An older home is no more immune to destruction by wildfire than is a new one. Its roof is certain to require repair or replacement eventually. When this time comes it is only good business as well as insurance for future fire safety to upgrade the fire protection rating of the materials used. The UBC and many local ordinances state that whenever 25 percent or more of a roof is replaced it must meet the standards for the fire zone in which it is located, and this is a good rule of thumb for use in wildfire hazardous areas (Building News, Inc. 1977; Intl. Conf. of Build. Off. 1976).
Even if vegetation is kept pruned and weeded, yards will collect a certain amount of flammable litter. Leaves and needles fall. Scrap paper blows in on the wind. All such material should be regularly collected and disposed of. In many areas they must be hauled away to an approved landfill either by a refuse disposal service or by the occupant because local air pollution regulations prohibit burning. In those areas where burning is permitted it should be done only in an approved incinerator under permit from the local fire protection agency.
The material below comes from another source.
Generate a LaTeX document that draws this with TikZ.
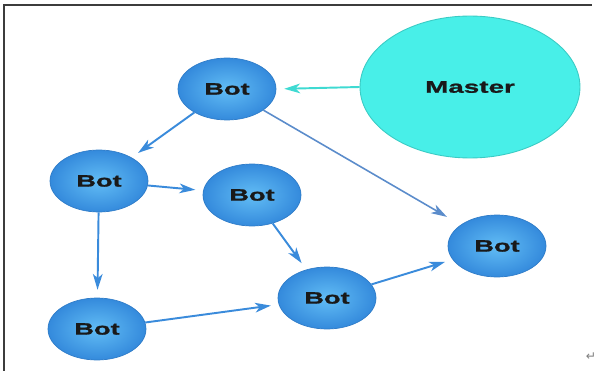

Open debris burning has caused a good many conflagrations in the past, although it has been somewhat rare in the past 10 or 12 years due to recent restrictions and controls (Alger 1971).
Because of natural plant succession, clearances
around structures for fire protection will most invariably revert to native vegetation unless positive steps are
taken to maintain the clearance. Maintenance can be
accomplished in several ways: by skillful use of herbicides, by browsing and grazing livestock, by disking,
by hand chopping or grubbing, or by prescribed burning
Many people living in wildfire hazardous areas keep horses and some keep cattle or sheep. Research by the United States Forest Service and California Department of Forestry has shown that goats enjoy a diet of chaparral and are very effective at maintaining fuelbreaks. Horses, cattle, and sheep are primarily grazers and will only browse on very young succulent chaparral but are good at reducing the fuel loading of dry grass. The method or combination of methods used is not important as long as thought and effort are put into maintaining the fire protective qualities of the clearing (Orange County Bd. Sup. 1976, Los Angeles County 1973, Green 1977).
Proposed Standards: Remove and dispose of all dead vegetative and other flammable material, in amounts which will carry ground fire or convey fire from one bush or tree to another, by means permitted by State law and local ordinance.